Repeat exactly the lines between and including those that contain "Clone this chart in matplotlib." and "long_sigma = 2.687e-7". Output no other line.

#### [Stored records]
_____
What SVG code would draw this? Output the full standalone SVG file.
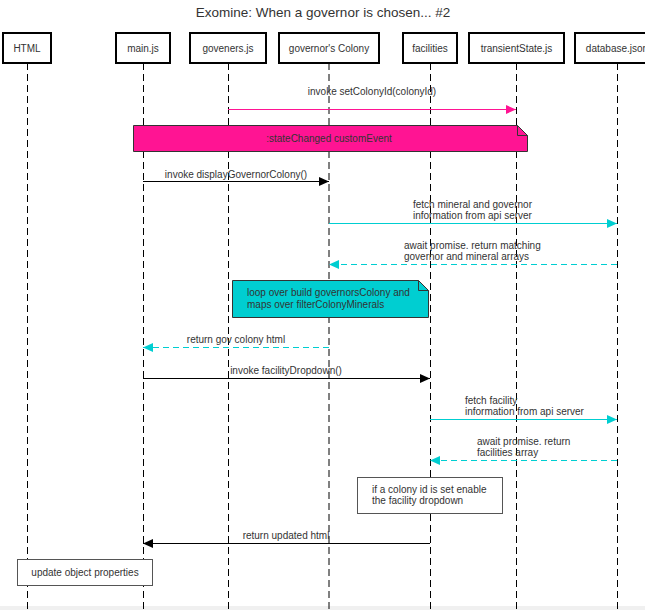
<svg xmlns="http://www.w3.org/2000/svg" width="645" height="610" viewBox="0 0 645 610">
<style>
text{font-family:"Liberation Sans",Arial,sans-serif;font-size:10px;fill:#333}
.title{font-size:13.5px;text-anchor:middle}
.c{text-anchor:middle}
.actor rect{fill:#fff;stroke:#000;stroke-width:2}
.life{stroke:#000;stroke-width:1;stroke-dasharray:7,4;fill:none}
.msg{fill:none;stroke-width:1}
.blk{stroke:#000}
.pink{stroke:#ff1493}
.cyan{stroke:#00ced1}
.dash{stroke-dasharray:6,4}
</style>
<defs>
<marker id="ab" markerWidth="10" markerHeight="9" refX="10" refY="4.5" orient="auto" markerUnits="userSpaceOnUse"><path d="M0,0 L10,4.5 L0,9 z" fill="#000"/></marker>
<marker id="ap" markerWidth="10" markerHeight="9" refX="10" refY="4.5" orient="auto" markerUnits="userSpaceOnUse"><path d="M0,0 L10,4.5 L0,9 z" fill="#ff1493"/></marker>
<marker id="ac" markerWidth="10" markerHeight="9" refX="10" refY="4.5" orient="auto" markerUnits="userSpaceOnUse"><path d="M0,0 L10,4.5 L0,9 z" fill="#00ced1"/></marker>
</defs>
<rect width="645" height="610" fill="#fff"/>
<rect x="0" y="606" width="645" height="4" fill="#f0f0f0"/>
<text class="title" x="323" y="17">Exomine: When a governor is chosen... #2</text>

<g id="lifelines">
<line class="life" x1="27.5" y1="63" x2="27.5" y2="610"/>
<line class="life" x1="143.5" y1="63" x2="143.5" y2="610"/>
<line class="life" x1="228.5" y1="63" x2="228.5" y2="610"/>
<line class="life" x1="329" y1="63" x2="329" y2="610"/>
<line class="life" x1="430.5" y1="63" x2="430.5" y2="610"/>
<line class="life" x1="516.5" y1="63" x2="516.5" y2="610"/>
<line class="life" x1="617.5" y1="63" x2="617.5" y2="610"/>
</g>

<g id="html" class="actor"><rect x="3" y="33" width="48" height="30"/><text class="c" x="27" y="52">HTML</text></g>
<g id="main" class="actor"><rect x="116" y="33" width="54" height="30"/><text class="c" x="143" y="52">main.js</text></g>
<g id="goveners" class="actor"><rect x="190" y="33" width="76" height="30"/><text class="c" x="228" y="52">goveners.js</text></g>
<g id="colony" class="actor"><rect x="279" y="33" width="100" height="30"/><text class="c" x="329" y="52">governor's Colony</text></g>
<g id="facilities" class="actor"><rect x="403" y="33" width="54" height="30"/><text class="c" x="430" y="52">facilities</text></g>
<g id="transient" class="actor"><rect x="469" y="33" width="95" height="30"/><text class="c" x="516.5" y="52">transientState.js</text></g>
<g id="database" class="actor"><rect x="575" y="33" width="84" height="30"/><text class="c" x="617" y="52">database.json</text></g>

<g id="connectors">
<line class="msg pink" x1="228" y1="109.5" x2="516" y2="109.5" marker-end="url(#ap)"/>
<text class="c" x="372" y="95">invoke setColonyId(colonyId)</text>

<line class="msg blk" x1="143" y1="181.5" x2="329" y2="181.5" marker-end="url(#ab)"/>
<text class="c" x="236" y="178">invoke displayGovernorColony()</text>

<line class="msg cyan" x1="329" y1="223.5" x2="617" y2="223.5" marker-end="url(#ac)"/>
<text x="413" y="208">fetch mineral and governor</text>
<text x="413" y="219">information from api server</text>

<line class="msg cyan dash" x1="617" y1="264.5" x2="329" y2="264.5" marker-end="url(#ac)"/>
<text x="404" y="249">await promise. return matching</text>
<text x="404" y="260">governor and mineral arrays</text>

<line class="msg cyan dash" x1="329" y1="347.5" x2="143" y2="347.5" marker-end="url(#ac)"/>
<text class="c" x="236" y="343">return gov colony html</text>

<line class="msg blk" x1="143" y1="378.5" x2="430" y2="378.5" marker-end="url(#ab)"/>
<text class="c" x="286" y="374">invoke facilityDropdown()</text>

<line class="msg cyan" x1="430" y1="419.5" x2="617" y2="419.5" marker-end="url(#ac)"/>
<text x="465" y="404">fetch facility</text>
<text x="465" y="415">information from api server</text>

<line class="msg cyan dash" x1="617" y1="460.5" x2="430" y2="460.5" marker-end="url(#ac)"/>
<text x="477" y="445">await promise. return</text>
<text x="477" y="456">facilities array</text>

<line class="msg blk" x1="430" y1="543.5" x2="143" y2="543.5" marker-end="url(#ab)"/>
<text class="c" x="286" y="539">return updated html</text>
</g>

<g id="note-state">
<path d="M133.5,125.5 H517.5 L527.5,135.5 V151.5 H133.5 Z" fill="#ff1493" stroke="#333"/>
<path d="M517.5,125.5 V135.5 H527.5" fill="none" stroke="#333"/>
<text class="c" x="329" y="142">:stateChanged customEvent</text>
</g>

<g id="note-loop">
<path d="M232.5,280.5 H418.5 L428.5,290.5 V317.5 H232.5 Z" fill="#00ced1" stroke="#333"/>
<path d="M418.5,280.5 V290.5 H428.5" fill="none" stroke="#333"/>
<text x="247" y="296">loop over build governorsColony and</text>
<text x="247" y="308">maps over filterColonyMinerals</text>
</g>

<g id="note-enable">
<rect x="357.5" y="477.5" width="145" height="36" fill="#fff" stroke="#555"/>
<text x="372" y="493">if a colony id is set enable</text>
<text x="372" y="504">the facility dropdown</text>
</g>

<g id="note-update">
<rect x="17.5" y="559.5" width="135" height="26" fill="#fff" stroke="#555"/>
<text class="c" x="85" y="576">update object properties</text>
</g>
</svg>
_____
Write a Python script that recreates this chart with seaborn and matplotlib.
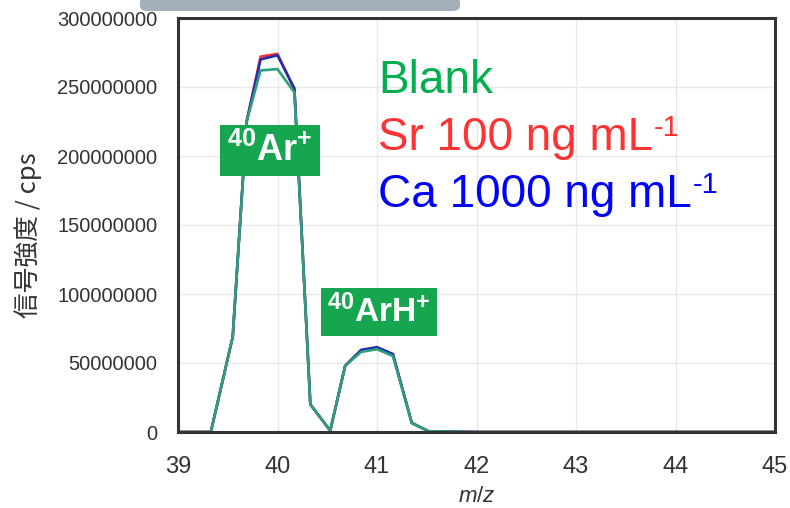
_____
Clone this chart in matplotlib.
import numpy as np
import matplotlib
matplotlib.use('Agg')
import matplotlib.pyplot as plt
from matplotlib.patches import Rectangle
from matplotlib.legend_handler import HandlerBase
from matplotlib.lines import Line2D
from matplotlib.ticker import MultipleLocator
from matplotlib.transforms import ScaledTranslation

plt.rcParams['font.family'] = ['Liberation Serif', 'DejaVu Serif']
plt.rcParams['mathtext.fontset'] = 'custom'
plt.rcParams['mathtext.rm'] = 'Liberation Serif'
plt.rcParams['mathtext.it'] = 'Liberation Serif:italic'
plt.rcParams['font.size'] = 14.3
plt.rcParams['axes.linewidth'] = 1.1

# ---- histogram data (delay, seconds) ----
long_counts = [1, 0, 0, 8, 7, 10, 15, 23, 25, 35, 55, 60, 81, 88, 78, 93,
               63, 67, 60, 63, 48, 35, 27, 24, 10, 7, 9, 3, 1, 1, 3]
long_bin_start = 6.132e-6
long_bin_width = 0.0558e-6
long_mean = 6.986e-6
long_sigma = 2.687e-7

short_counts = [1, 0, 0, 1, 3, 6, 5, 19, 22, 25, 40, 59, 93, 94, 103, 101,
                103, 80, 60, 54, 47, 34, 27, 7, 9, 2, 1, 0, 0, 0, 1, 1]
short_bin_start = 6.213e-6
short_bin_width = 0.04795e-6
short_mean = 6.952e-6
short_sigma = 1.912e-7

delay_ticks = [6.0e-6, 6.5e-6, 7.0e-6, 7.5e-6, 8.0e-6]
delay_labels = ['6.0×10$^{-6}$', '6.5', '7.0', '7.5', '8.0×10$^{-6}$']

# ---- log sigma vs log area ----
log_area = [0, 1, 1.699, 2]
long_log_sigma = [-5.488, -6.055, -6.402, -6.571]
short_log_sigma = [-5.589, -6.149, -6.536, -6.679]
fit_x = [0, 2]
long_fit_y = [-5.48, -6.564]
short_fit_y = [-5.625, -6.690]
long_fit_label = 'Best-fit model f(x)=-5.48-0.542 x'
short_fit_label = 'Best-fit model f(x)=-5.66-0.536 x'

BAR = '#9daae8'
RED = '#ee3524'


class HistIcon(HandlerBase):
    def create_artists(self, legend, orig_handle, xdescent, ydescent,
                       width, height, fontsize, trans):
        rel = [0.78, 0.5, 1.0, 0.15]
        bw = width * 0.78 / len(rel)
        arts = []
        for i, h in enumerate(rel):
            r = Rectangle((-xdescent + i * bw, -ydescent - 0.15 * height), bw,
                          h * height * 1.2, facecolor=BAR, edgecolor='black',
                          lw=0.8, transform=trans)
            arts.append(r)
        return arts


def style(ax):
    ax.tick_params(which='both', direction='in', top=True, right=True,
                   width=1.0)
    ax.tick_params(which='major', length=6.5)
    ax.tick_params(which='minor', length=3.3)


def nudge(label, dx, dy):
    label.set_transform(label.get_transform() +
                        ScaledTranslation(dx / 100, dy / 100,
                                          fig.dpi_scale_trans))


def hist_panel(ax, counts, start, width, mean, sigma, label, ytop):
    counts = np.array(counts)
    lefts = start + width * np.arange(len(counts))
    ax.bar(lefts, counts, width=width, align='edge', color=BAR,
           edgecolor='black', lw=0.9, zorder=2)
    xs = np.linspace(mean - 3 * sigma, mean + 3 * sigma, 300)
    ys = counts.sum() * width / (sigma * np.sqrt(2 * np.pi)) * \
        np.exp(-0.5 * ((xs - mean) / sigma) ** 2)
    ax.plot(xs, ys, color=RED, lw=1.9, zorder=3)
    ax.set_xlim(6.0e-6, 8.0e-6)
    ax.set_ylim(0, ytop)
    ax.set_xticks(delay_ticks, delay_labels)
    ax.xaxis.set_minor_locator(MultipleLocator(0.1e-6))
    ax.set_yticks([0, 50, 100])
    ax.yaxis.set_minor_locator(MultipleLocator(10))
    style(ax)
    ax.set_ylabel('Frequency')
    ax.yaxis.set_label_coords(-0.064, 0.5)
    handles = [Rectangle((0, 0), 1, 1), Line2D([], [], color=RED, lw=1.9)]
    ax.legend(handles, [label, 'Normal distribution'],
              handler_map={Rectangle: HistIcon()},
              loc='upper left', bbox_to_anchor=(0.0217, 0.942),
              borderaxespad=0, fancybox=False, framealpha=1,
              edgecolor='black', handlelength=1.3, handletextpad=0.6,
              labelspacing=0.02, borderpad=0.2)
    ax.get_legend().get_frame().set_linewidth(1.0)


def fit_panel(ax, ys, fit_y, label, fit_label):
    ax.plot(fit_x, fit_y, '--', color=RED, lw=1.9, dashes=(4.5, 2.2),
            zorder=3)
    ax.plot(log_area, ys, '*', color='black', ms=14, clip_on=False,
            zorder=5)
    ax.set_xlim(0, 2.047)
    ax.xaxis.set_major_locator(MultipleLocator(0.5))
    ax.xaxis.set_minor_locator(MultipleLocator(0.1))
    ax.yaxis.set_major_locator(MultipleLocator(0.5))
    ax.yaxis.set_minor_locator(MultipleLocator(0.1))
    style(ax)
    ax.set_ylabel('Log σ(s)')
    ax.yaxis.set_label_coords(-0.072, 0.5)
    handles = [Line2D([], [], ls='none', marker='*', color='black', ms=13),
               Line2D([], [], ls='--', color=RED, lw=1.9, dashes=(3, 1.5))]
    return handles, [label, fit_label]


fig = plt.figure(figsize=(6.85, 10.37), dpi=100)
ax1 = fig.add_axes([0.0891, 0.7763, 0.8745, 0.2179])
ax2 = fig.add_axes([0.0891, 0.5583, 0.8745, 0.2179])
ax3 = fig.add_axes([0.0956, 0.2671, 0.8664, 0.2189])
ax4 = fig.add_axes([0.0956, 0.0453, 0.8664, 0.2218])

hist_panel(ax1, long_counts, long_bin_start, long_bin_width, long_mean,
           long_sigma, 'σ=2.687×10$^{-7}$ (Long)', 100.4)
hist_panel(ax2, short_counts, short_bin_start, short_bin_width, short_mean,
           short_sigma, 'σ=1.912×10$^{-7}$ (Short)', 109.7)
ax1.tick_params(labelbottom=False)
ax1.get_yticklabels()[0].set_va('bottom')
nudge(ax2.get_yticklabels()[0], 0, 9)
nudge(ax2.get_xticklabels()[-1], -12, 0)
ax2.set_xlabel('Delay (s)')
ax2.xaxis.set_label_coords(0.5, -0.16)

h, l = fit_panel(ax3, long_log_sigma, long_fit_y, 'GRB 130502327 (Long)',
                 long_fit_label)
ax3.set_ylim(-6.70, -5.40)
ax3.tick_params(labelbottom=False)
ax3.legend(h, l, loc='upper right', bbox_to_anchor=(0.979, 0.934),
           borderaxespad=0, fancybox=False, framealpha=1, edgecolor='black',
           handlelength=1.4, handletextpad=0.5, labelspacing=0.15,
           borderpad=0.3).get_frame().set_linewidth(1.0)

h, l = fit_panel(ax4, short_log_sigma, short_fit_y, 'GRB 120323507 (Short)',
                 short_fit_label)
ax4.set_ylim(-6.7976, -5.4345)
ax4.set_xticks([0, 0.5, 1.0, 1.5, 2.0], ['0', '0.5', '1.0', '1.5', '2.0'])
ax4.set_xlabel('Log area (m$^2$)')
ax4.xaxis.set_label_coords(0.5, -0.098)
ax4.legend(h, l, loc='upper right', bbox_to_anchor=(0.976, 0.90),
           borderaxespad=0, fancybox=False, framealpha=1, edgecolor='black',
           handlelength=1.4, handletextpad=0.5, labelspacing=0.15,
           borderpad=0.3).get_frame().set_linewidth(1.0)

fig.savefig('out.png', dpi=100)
_____
#### [Finished exercise]
Clone this chart in matplotlib.
import numpy as np
import matplotlib
matplotlib.use('Agg')
import matplotlib.pyplot as plt
from matplotlib.patches import Rectangle
from matplotlib.legend_handler import HandlerBase
from matplotlib.lines import Line2D
from matplotlib.ticker import MultipleLocator
from matplotlib.transforms import ScaledTranslation

plt.rcParams['font.family'] = ['Liberation Serif', 'DejaVu Serif']
plt.rcParams['mathtext.fontset'] = 'custom'
plt.rcParams['mathtext.rm'] = 'Liberation Serif'
plt.rcParams['mathtext.it'] = 'Liberation Serif:italic'
plt.rcParams['font.size'] = 14.3
plt.rcParams['axes.linewidth'] = 1.1

# ---- histogram data (delay, seconds) ----
long_counts = [1, 0, 0, 8, 7, 10, 15, 23, 25, 35, 55, 60, 81, 88, 78, 93,
               63, 67, 60, 63, 48, 35, 27, 24, 10, 7, 9, 3, 1, 1, 3]
long_bin_start = 6.132e-6
long_bin_width = 0.0558e-6
long_mean = 6.986e-6
long_sigma = 2.687e-7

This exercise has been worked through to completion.